Читать книгу Пространство свободы. Литературный дневник - Татьяна Юрьевна Ирмияева - Страница 4
1996—2002
Свобода Иосифа Бродского
ОглавлениеГоды жизни на родине русского поэта Иосифа Бродского пришлись на периоды «оттепели» и «застоя». Но именно с ними Бродскому не повезло. Во время «оттепели» он был опальным поэтом, а в годы «застоя» – выдворен из страны, оказавшись вдалеке от внутренних проблем российской словесности. Бродский навлек на себя гнев властей, поскольку не был приспособлен к созидательному общественно-полезному труду – часто менял места работы, а со временем и вовсе оставил попытки трудоустроиться и отдался вольной поэтической стихии. Но не в ритме победившего социализма, а в крамольном – «тоски необъяснимой».
В те времена, надо это признать, правильный соцреалист находился в сложных отношениях с действительностью. Он ее «воспроизводил», напрочь позабыв об изначальной невозможности такого копирования из-за абсолютной условности художественных средств. Кроме того, ему предписывалось «воспроизводить» не то, что он видел вокруг, а то, чему там полагалось быть. Соцреализму не откажешь в колумбовой простоте решений сложнейших вопросов. Например, такого: что есть метафора? – Уподобление, отвечает соцреализм и ставит знак равенства между произведением искусства и тем материальным объектом, которое оно изображает. Конечно же, Аристотель в своем определении метафоры говорил именно об уподоблении и воспроизведении, но он-то имел в виду нечто другое: познавательную функцию искусства наряду с другими способами познания действительности. Уподобление нового, неизвестного – старому, известному. Как бы мы могли дать определение новому дню, если бы не сравнивали его с прожитым ранее, с прожитыми давно?

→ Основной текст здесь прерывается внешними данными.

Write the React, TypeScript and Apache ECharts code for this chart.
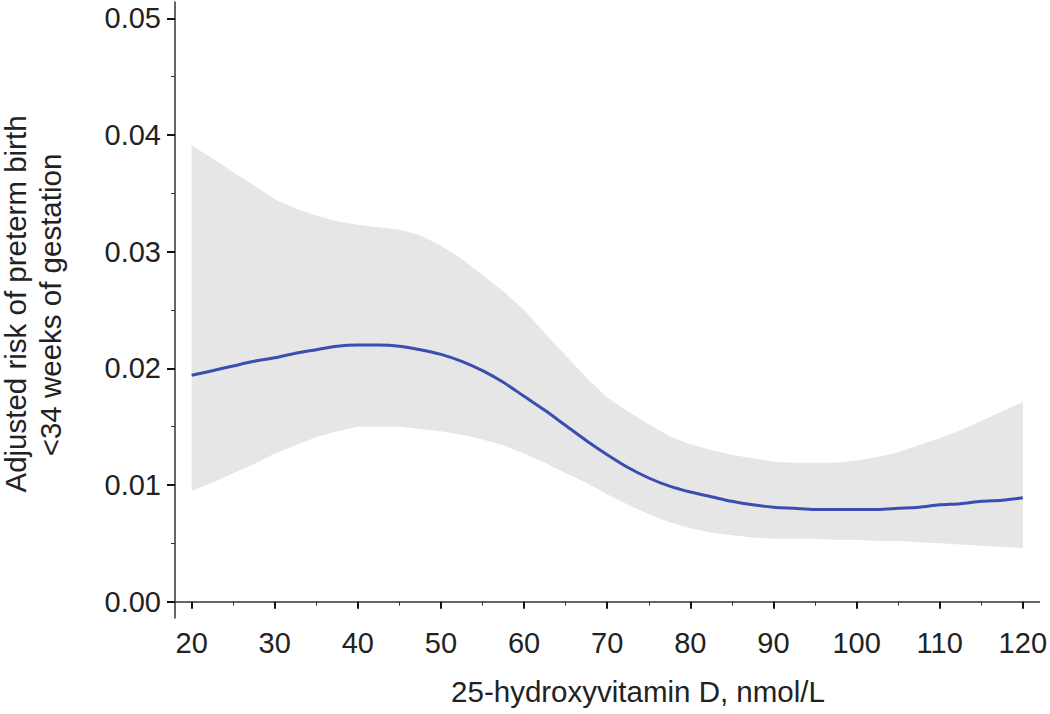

Каждый новый миг существования бессознательно подвергается человеком такому анализу-сопоставлению, уподоблению, и этот процесс идет беспрерывно. Если новый день оказывается совершенно таким же, что и вчерашний, что и прожитый неделю, месяц, год назад, он просто забывается – он такой же, как тот, который уже хранится в памяти образцом подобных ему дней. Но если день прожит как-то иначе, по-новому, что-то в нем произошло такое, чему подобия не подобрать, то он надолго запоминается и фиксируется в памяти с вновь определенным именем. Новое имя дается после воспроизведения сравнительной цепочки образов, хранящихся в памяти в виде слов, внутренние формы которых, в свою очередь, и позволяют реконструировать прошлое, вобравшее в себя сходные черты явления, переживания (так развертывается слово – форма форм). Вот это воспроизведение исторической перспективы и имеет в виду Аристотель, когда говорит о метафоре как об уподоблении и воспроизведении действительности. Действительности, законсервированной во внутренней форме слов. Такая историческая открытость, разомкнутость в бесконечное духовное пространство пугает обывателя. Он хочет твердого знания, большей определенности, устойчивости и не желает падать в торричеллиевой пустоте интеллекта без всякой надежды на приземление. Обыватель хочет личного спасения в шелухе общих понятий, и с ним Бродскому, заметившему как-то с иронией: «Простую мысль, увы, пугает вид извилин», оказалось не по пути.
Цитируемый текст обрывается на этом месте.